Calculating overall effectiveness category
After one or two rounds of initial scoring, actions are categorized by their overall effectiveness, as assessed by the expert panel. The median score from all the experts’ assessments is calculated for the effectiveness, certainty and harms for each action. Categorization is based on these median values, i.e. on a combination of the size of the benefit and harm and the strength of the evidence. The categories and their associated scores are listed in the table below. There is an important distinction between lack of benefit and lack of evidence of benefit.
How are actions categorized by overall effectiveness?
|Overall effectiveness categories||Effectiveness scores||Certainty scores||Harm scores|
|Trade-offs between benefits & harms||≥40%||≥40%||≥20%|
|Unknown effectiveness||Any score||<40%||Any score|
|Unlikely to be beneficial||<40%||40% to 60%||<20%|
Once actions are categorized, experts are given the chance to object if they believe an action has been categorized incorrectly. Actions that receive a specified number (depending on the size of the panel) of objections from experts are re-scored by the expert panel and re-categorized accordingly.
Note that while experts use standardised instructions there will be some variation between synopses in how the evidence is interpreted given the differences in evidence quality and quantity for different species groups and habitats.
Why do some actions not have an assessment?
Although most actions and synopses have been assessed to produce What Works in Conservation, some (notably the Bee Conservation synopsis) have not yet been assessed by an expert panel. Recently published synopses will be assessed soon.

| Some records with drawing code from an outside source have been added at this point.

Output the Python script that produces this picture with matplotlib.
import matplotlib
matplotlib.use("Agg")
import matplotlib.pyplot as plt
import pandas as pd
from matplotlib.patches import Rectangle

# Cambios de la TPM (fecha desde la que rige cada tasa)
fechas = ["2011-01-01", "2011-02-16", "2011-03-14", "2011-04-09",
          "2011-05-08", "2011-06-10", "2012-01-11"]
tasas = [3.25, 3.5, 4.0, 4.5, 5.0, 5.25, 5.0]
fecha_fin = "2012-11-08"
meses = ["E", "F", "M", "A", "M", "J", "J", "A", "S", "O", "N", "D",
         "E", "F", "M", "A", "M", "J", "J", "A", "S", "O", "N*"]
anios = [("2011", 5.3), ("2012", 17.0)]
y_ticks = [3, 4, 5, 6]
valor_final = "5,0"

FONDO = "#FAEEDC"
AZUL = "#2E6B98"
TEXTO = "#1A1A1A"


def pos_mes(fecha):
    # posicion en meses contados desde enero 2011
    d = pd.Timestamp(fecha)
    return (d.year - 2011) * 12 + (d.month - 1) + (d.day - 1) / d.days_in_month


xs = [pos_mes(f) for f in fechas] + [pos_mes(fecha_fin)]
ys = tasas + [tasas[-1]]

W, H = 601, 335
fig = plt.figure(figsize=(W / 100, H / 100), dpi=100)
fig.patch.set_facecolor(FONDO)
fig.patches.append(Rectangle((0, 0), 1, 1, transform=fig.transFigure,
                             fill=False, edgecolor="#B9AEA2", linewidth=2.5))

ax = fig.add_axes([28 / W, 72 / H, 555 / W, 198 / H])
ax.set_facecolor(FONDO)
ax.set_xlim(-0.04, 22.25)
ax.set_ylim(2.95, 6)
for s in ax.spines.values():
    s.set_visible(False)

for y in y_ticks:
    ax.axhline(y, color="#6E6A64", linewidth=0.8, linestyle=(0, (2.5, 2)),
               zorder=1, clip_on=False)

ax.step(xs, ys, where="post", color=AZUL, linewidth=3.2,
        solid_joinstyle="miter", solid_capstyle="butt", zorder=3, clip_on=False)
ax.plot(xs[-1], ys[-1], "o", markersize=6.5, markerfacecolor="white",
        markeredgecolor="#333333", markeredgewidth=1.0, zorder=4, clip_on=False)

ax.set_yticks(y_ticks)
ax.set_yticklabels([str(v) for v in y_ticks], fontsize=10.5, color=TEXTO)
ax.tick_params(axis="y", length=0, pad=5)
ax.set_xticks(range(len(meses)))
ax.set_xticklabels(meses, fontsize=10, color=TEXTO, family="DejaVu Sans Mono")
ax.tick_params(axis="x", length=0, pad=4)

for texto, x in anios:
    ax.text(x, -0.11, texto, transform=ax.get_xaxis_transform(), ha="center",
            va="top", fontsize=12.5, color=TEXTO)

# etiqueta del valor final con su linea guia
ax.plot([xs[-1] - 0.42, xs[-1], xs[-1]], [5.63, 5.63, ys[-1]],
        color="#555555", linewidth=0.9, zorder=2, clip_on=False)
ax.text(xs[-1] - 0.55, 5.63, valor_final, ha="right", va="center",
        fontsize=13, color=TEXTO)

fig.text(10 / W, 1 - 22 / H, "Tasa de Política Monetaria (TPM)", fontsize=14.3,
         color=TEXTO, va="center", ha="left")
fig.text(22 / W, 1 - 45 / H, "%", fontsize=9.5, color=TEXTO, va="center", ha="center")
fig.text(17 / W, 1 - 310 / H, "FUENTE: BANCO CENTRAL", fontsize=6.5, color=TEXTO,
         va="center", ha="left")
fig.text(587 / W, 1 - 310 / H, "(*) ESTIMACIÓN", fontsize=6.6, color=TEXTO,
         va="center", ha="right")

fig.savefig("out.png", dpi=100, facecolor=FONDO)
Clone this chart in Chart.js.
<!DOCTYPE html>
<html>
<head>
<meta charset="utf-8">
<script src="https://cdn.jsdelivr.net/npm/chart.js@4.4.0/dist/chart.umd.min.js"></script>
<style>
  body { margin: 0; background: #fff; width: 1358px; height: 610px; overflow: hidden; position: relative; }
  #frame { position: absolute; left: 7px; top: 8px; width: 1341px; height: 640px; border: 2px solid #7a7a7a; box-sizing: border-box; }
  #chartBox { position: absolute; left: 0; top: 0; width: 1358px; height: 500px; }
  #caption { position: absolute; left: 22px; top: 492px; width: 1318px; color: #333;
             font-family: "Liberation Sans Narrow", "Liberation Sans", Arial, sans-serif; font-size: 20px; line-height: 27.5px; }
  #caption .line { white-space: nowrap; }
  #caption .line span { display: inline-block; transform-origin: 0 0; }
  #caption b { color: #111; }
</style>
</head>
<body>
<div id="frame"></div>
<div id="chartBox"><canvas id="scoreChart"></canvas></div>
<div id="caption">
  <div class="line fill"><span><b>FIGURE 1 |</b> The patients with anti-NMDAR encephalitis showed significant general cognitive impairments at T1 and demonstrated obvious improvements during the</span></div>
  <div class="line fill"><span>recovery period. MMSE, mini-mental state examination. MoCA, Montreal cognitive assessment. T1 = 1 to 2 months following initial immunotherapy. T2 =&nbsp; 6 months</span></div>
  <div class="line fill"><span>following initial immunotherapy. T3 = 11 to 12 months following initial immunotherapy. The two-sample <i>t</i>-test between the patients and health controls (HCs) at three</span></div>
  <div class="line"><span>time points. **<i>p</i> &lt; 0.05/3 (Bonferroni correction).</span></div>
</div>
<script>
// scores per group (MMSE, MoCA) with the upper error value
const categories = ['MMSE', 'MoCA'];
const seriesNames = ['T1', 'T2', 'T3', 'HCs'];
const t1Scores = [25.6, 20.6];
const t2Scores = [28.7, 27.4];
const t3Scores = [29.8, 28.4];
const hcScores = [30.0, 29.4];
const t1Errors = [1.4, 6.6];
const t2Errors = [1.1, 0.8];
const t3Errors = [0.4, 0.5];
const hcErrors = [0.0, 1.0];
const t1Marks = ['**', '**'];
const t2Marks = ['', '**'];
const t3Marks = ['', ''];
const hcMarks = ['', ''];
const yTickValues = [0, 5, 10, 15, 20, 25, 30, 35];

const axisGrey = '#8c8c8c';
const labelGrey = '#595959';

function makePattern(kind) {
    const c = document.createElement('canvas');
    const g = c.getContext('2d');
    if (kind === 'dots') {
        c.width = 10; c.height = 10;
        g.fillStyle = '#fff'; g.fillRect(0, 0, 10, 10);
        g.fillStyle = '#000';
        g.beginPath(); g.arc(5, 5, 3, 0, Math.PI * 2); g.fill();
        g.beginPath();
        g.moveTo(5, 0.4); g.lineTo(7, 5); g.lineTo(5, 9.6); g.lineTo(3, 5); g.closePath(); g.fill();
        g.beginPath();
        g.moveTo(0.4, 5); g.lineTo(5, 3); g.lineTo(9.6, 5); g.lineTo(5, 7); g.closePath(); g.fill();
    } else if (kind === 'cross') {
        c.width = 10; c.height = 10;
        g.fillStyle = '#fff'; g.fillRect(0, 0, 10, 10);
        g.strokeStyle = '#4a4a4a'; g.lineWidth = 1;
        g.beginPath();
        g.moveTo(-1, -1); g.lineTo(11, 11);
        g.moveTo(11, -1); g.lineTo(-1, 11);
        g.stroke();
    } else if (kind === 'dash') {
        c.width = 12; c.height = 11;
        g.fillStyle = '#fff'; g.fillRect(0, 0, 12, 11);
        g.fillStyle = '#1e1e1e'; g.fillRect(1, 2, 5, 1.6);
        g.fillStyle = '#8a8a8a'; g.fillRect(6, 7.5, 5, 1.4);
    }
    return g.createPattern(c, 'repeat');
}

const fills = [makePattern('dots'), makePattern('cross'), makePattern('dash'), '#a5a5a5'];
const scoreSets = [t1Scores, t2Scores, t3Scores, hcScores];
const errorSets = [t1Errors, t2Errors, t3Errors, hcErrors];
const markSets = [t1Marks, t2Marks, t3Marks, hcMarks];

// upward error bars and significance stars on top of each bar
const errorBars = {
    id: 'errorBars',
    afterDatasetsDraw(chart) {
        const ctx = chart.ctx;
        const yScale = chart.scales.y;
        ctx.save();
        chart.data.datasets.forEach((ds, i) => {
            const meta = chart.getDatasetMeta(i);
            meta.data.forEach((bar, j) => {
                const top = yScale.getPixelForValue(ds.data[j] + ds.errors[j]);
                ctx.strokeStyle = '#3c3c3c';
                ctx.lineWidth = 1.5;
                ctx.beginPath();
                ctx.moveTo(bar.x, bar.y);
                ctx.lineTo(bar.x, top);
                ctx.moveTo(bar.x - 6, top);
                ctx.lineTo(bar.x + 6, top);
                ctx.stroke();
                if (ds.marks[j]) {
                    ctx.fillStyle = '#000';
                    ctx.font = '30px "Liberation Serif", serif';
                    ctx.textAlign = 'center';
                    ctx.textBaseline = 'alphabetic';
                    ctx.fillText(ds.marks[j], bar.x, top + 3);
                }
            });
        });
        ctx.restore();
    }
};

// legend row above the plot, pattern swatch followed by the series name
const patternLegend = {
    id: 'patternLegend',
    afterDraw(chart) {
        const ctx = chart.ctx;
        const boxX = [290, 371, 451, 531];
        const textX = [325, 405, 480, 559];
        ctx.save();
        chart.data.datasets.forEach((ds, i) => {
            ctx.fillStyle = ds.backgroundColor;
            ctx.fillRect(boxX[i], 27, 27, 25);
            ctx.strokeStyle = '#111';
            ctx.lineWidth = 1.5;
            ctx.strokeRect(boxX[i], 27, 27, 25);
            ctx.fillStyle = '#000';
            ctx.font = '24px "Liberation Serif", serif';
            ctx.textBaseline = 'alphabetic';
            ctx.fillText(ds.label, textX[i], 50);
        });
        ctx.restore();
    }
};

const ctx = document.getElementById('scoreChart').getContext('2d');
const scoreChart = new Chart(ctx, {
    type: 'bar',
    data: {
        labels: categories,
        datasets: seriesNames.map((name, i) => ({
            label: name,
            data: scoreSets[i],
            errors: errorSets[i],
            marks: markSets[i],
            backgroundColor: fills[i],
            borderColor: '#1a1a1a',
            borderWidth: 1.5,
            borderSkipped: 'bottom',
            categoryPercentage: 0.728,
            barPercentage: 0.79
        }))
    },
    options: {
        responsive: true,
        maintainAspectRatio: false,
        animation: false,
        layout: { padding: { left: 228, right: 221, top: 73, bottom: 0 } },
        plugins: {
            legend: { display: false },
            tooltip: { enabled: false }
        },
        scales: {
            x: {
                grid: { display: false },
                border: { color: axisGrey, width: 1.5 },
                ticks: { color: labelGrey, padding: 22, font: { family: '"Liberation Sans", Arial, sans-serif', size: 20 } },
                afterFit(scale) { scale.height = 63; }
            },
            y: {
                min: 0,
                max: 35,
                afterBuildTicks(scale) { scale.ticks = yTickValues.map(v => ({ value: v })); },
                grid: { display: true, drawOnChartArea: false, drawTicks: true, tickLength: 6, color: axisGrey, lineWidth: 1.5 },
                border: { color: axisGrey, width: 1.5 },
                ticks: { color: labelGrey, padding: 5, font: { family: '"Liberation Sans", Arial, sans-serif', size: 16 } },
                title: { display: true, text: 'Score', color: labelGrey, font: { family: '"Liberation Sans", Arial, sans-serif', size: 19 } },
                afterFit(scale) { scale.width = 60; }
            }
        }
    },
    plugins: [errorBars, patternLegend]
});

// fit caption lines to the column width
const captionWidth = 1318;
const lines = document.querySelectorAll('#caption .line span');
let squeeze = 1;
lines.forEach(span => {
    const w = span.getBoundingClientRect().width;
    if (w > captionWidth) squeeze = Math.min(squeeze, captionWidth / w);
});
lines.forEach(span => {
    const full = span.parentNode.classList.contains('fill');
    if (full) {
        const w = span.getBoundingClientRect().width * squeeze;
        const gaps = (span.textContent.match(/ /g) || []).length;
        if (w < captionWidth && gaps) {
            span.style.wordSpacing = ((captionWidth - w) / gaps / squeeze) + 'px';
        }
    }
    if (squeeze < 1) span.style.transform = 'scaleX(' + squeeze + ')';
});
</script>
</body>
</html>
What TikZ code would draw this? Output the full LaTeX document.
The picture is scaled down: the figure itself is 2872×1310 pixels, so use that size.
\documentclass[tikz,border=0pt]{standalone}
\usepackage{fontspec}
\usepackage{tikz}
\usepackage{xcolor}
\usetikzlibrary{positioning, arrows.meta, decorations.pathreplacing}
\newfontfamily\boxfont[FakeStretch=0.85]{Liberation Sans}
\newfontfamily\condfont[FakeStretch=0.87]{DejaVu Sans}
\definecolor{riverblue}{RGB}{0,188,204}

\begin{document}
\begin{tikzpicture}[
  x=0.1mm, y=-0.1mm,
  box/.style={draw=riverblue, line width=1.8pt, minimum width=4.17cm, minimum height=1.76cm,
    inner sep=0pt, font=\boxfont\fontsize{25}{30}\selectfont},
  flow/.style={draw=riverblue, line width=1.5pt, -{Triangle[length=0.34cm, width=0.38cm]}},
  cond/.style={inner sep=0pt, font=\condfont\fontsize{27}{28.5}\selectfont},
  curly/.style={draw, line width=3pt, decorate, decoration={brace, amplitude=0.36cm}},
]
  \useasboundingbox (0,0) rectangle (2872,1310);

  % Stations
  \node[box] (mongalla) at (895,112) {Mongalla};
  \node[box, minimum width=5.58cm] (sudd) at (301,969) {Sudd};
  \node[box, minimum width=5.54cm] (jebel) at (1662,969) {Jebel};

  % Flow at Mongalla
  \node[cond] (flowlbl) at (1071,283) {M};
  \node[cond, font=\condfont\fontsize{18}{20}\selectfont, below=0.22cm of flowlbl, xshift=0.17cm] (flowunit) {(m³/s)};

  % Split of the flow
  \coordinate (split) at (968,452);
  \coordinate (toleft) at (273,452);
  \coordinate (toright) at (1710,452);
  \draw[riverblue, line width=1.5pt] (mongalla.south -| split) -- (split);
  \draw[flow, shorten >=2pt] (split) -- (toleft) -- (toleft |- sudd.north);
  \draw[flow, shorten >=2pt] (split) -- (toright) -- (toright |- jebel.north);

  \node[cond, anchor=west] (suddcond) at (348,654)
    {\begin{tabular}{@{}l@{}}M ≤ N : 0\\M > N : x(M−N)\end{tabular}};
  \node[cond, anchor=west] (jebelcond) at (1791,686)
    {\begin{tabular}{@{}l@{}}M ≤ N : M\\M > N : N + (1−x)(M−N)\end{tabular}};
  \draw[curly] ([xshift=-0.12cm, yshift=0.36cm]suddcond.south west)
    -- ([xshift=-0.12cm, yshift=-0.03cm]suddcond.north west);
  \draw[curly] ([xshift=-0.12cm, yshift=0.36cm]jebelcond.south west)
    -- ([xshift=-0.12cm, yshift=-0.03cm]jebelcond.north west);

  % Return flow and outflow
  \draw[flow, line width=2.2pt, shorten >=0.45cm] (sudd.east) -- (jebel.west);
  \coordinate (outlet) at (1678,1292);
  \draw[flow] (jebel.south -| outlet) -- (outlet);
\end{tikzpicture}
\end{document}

Some actions in the Farmland Conservation and Bird Conservation synopses have assessments of effectiveness and certainty, but not harms. This is because these assessments were carried out as part of different projects. Details of the assessment for actions to deal with Invasive alien and other problematic species in the Bird Conservation synopsis are given in Walsh J.C., Dicks L.V. & Sutherland W.J. (2015) The effect of scientific evidence on conservation practitioners’ management decisions. Conservation Biology, 29, 88-98. The assessment methodology used on actions in the Farmland Conservation synopsis is provided in Dicks L.V., Hodge I., Randall N.P., Scharlemann J.P.W., Siriwardena G.M., Smith H.G., Smith R.K. & Sutherland W.J. (2014) A Transparent Process for "Evidence-Informed" Policy Making. Conservation Letters, 7, 119-125.